Visiting national parks while traveling in an RV goes hand-in-hand, but even long after I settled in Oklahoma City, they’ve remained recurring bastions that make me feel centered and soothed the second I pass through the gates. I return, time and again, to slow myself down, breath and bask. It’s a magical thing to feel connected to places that seem so otherworldly, like the summit of Texas’ Guadalupe Peak, or Yellowstone’s Grand Prismatic Spring, aglow with enough color to make Barbie look as dull as chalk. In southern Arizona, Saguaro National Park is one I’ve visited so often that I have my favorite cactus, a sky-scraping beauty on the Cactus Forest Trail that I photograph every time, watching it inch ever upward with each return visit. I spent the start of the pandemic in Tucson, and for those two months, all I had were cacti.
Life looks a lot different nowadays, but my love for national parks has grown as steadily as that resilient cactus. In recent years, since marrying my husband, I’ve fostered a newer appreciation for national parks, and for the first time, I’m able to visit them with someone willing to bask with me, and respect these spaces for the sanctuaries that they are. Our first park together was Everglades, where he bravely kayaked for the first time on a jet-black creek populated both by crocodiles and alligators. We honeymooned at Mesa Verde, and while on a classic car trip through Utah, woke up early to catch sunrise together at Bryce Canyon. I have a thing for a national park sunrise.

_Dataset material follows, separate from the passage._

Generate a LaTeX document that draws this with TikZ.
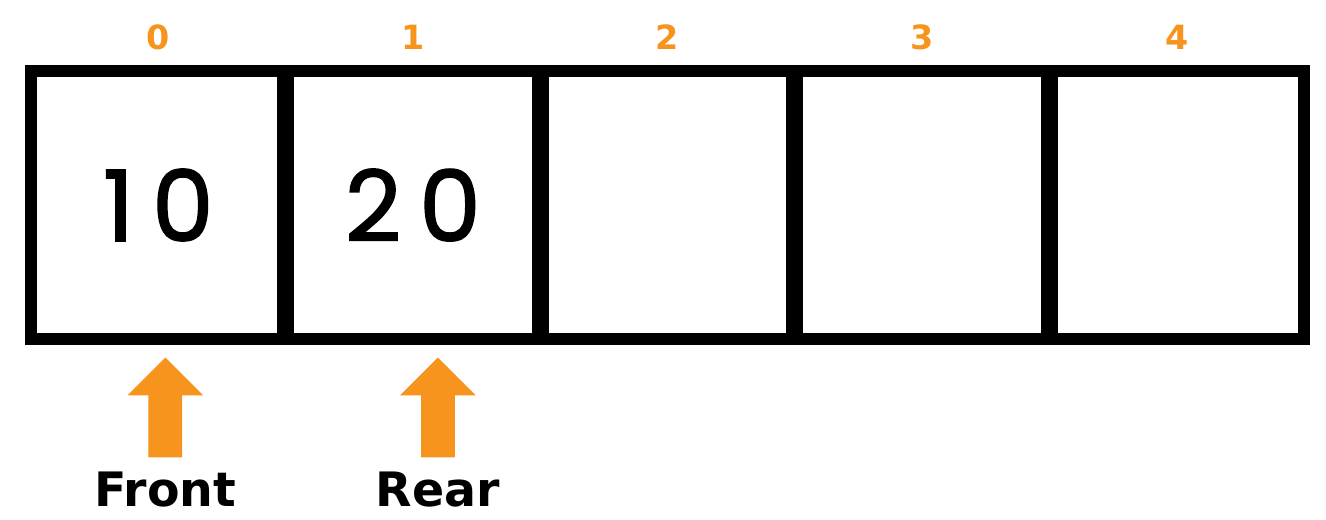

As reliable as the sunrise, through all of life’s ebbs and flows, national parks have been there to rejuvenate and awe. Before my first Badlands trip, I was a city kid, unimpressed by what I deemed the “flyover country” in between. All it took was one trip to shine a new light and open my eyes to the buttes, canyons, caverns and cacti waiting just out of sight. If all the solo hikers and paddlers I’ve crossed paths with on my recent travels are any indication, I might be alone on some of those trails, but I’m not alone in that appreciation.